July 14, 2016
Seattle Storm’s rookie sensation Breanna Stewart took home two awards last night at ESPN’s annual ESPY Awards show held at the Microsoft Theater in Los Angeles, California. She won both Best Female College Athlete and Best Female Athlete, beating out WNBA’s own MVP Elena Delle Donne, swimmer Katie Ledecky, and gymnast Simone Biles. After completing an amazing college career at the University of Connecticut, where Stewart won four National Championships, she now plays in the WNBA for the Seattle Storm after being drafted as the number one pick in the 2016 WNBA draft. No stranger to the lights and cameras, once Stewart stepped on stage to accept her award, she opened with “This is a lot of people.” With all those people in attendance, an audience filled with some of the best athletes in the world, many celebrities and a ton of sports fans, Stewart used this moment to share a message about supporting women and girls in sport.
At Connecticut, the Husky women averaged almost 9,000 fans per game. So far this season, which is the league’s 20th, the WNBA’s Attendance Average is a little over 7,000. Although an increase from the 2015 season, the WNBA has struggled to bring the fans and sponsorships many on the inside believe it deserves. Stewart took this opportunity to express her concern for the lack of support women on the professional level have received.
“I’d like to thank my fans, my family, UConn, my coaches and all my teammates,” Stewart said upon receiving the award. “I’d also like to thank ESPN and the media. During my time in college, I received much media attention. I am grateful for that.
“But now that I am in the WNBA, playing with other amazing female athletes, I’m trying to understand why we, as professional female athletes, don’t receive anywhere near the fame. This has to change.”
As many athletes use their influence and platforms to speak out about issues and causes that concern them, Stewart quickly spoke about the lack of media coverage that the WNBA receives. The WNBA is the best women’s basketball league in the world with some amazing talent. Their games are affordable, family friendly and filled with exceptionally good basketball! Many people who actually take the time to attend a WNBA game almost always enjoys their experience. It’s time for the media to stop ignoring not only the WNBA but women’s sports in general and give them the platform they deserve.
Last year the NBA and WNBA partnered with LeanIn.Org to create the #LeanInTogether campaign which is a public service campaign that emphasizes how men benefit from equality and providing practical tips for men to do their part at home and at work. The campaign encourages men to “show the world they’re for equality” and women to “celebrate men leaning in for equality” by posting with the hashtag #LeanInTogether. But ‘Leaning In Together’ has to go further than posting a hashtag or filming a commercial.
If professional athletes and the like really want to ‘Lean In’ then they must use their voice and resources to support women and girls in sports.

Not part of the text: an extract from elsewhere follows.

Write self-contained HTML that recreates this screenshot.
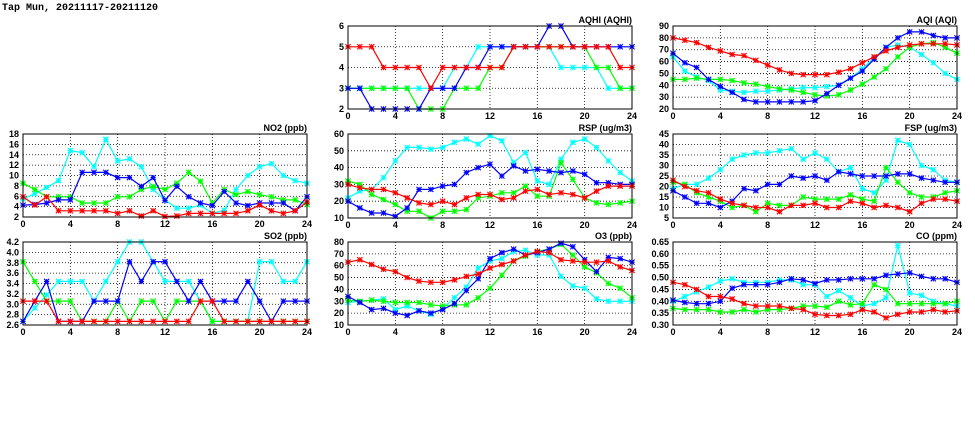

The WNBA’s season is during the NBA’s and the NFL’s off-season, players could use this time to attend a game or maybe even purchase season tickets. Male professional athletes have such a presence and great influence in our society that they alone could create the change needed to garner more support for women’s sports. Most men have young women in their lives that may one day aspire to be a professional athlete, they should want to be able to tell these young girls and women in their lives that they did all they could to support their hopes and dreams. Stewart summed this all up with her closing statement in which she said, “equality for all takes each of us.”